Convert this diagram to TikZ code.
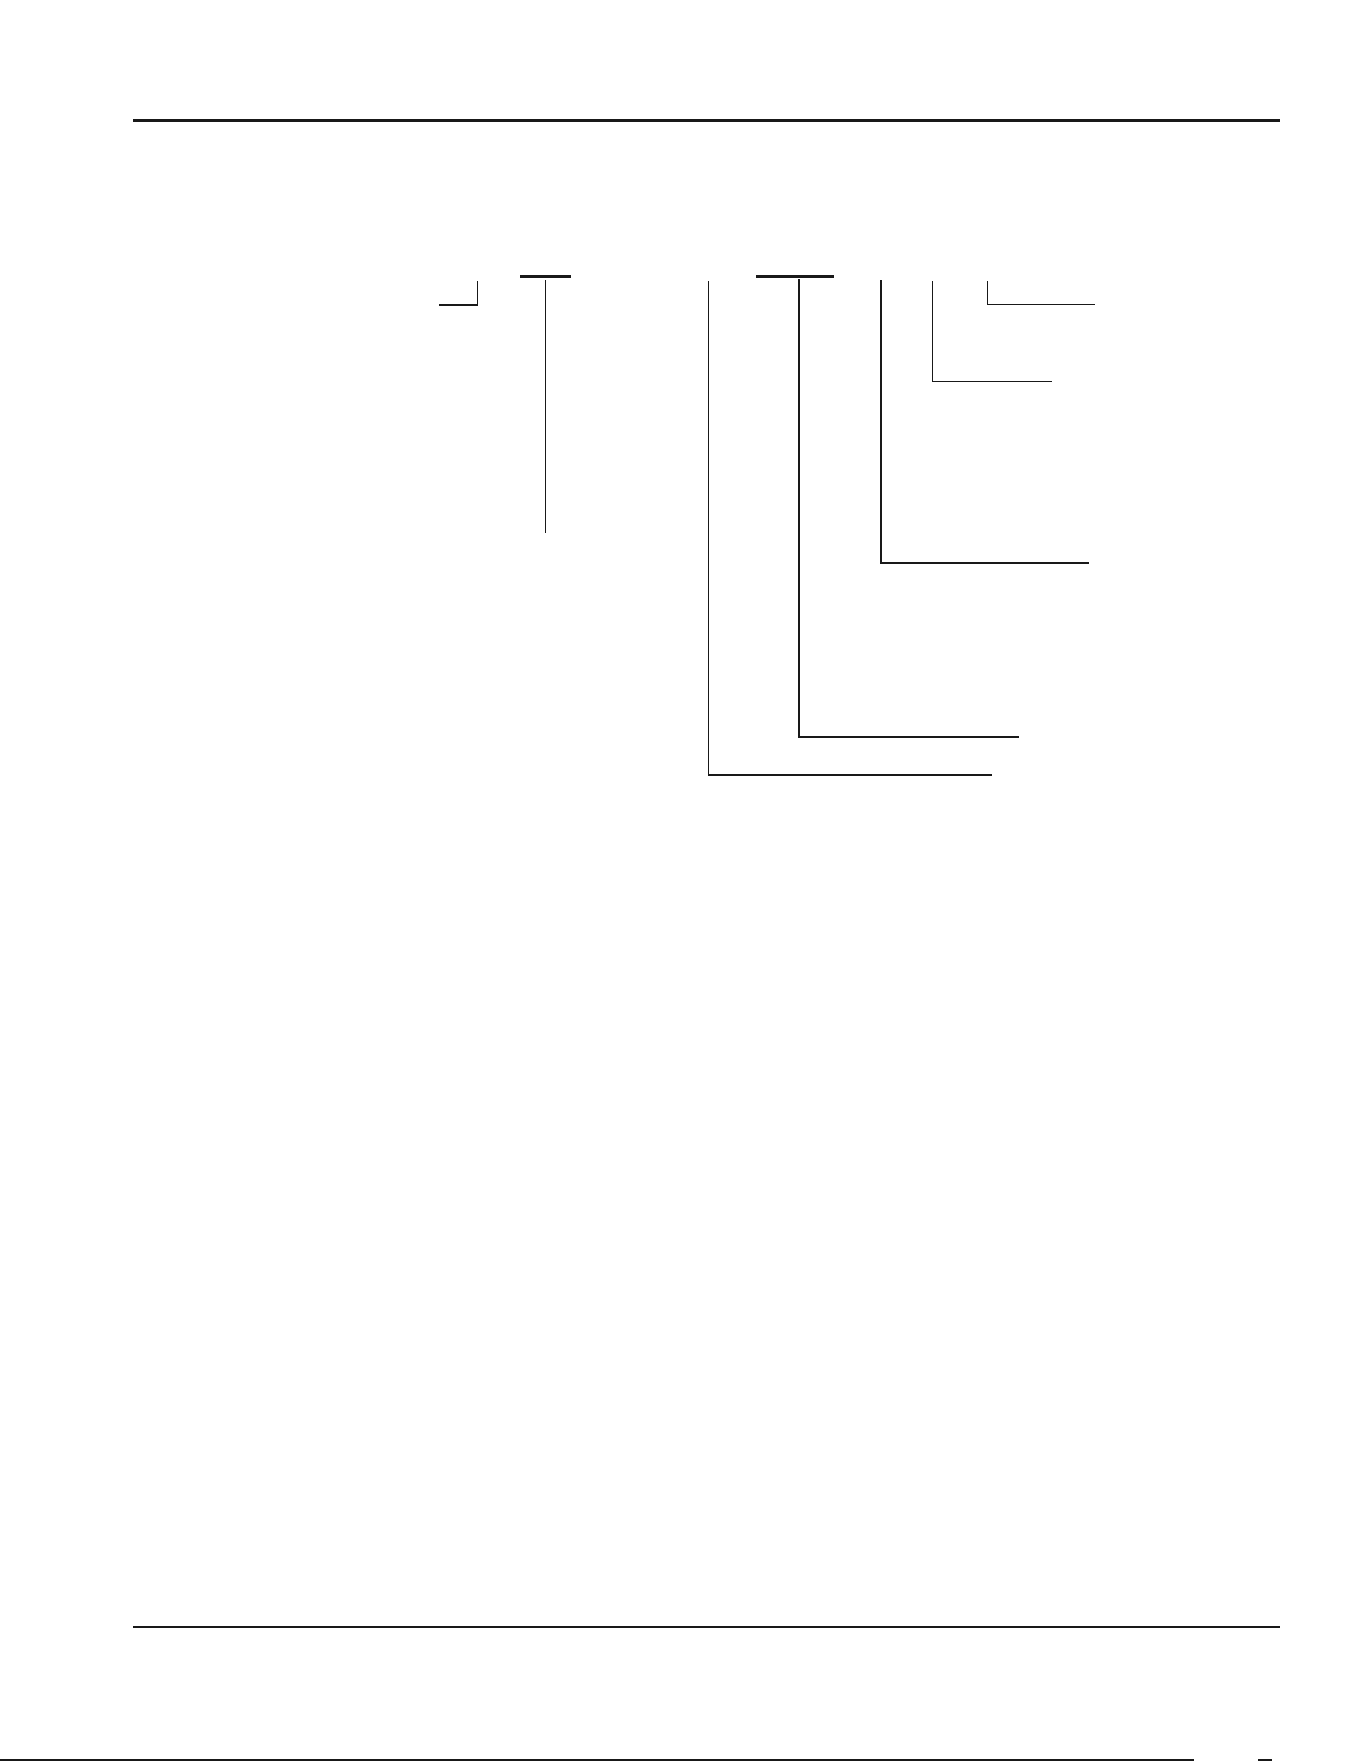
\documentclass[tikz,border=0pt]{standalone}
\begin{document}
\begin{tikzpicture}[x=1pt,y=-1pt,
  leader/.style={draw=black!90,line width=1.3pt,line join=miter,line cap=butt},
  leaderb/.style={draw=black!90,line width=1.7pt,line join=miter,line cap=butt},
  bar/.style={draw=black!90,line width=3pt,line cap=butt},
  rule/.style={draw=black!90,line cap=butt}]
\useasboundingbox[fill=white] (0,0) rectangle (1361,1761);
% top and bottom rules
\coordinate (tl) at (133,120); \coordinate (tr) at (1280,120);
\draw[rule,line width=3pt] (tl) -- (tr);
\coordinate (bl) at (133,1626.5); \coordinate (br) at (1280,1626.5);
\draw[rule,line width=2pt] (bl) -- (br);
\coordinate (el) at (0,1760); \coordinate (er) at (1194,1760);
\draw[rule,line width=1.2pt] (el) -- (er);
\coordinate (sl) at (1258,1760); \coordinate (sr) at (1272,1760);
\draw[rule,line width=1.2pt] (sl) -- (sr);
% bars
\coordinate (b1l) at (520,276.5); \coordinate (b1r) at (571,276.5);
\draw[bar] (b1l) -- (b1r);
\coordinate (b2l) at (756,276.5); \coordinate (b2r) at (834,276.5);
\draw[bar] (b2l) -- (b2r);
% leader 1: elbow
\coordinate (a1) at (477.7,281); \coordinate (a1e) at (439,305);
\draw[leader] (a1) |- (a1e);
% leader 2: straight
\coordinate (a2) at (545.3,280); \coordinate (a2e) at (545.3,533);
\draw[leader] (a2) -- (a2e);
% leader 3
\coordinate (a3) at (708.3,281); \coordinate (a3e) at (992,775);
\draw[leader] (a3) |- (a3e);
% leader 4
\coordinate (a4) at (799,279); \coordinate (a4e) at (1018.7,737);
\draw[leaderb] (a4) |- (a4e);
% leader 5
\coordinate (a5) at (880.7,280); \coordinate (a5e) at (1089,562.7);
\draw[leaderb] (a5) |- (a5e);
% leader 6
\coordinate (a6) at (932.3,281); \coordinate (a6e) at (1051.7,381.7);
\draw[leader] (a6) |- (a6e);
% leader 7
\coordinate (a7) at (987.3,281); \coordinate (a7e) at (1095,304.3);
\draw[leader] (a7) |- (a7e);
\end{tikzpicture}
\end{document}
################
The problem
Set down the material above as is, without any pictures.

The result
Convert this diagram to TikZ code.
\documentclass[tikz,border=0pt]{standalone}
\begin{document}
\begin{tikzpicture}[x=1pt,y=-1pt,
  leader/.style={draw=black!90,line width=1.3pt,line join=miter,line cap=butt},
  leaderb/.style={draw=black!90,line width=1.7pt,line join=miter,line cap=butt},
  bar/.style={draw=black!90,line width=3pt,line cap=butt},
  rule/.style={draw=black!90,line cap=butt}]
\useasboundingbox[fill=white] (0,0) rectangle (1361,1761);
% top and bottom rules
\coordinate (tl) at (133,120); \coordinate (tr) at (1280,120);
\draw[rule,line width=3pt] (tl) -- (tr);
\coordinate (bl) at (133,1626.5); \coordinate (br) at (1280,1626.5);
\draw[rule,line width=2pt] (bl) -- (br);
\coordinate (el) at (0,1760); \coordinate (er) at (1194,1760);
\draw[rule,line width=1.2pt] (el) -- (er);
\coordinate (sl) at (1258,1760); \coordinate (sr) at (1272,1760);
\draw[rule,line width=1.2pt] (sl) -- (sr);
% bars
\coordinate (b1l) at (520,276.5); \coordinate (b1r) at (571,276.5);
\draw[bar] (b1l) -- (b1r);
\coordinate (b2l) at (756,276.5); \coordinate (b2r) at (834,276.5);
\draw[bar] (b2l) -- (b2r);
% leader 1: elbow
\coordinate (a1) at (477.7,281); \coordinate (a1e) at (439,305);
\draw[leader] (a1) |- (a1e);
% leader 2: straight
\coordinate (a2) at (545.3,280); \coordinate (a2e) at (545.3,533);
\draw[leader] (a2) -- (a2e);
% leader 3
\coordinate (a3) at (708.3,281); \coordinate (a3e) at (992,775);
\draw[leader] (a3) |- (a3e);
% leader 4
\coordinate (a4) at (799,279); \coordinate (a4e) at (1018.7,737);
\draw[leaderb] (a4) |- (a4e);
% leader 5
\coordinate (a5) at (880.7,280); \coordinate (a5e) at (1089,562.7);
\draw[leaderb] (a5) |- (a5e);
% leader 6
\coordinate (a6) at (932.3,281); \coordinate (a6e) at (1051.7,381.7);
\draw[leader] (a6) |- (a6e);
% leader 7
\coordinate (a7) at (987.3,281); \coordinate (a7e) at (1095,304.3);
\draw[leader] (a7) |- (a7e);
\end{tikzpicture}
\end{document}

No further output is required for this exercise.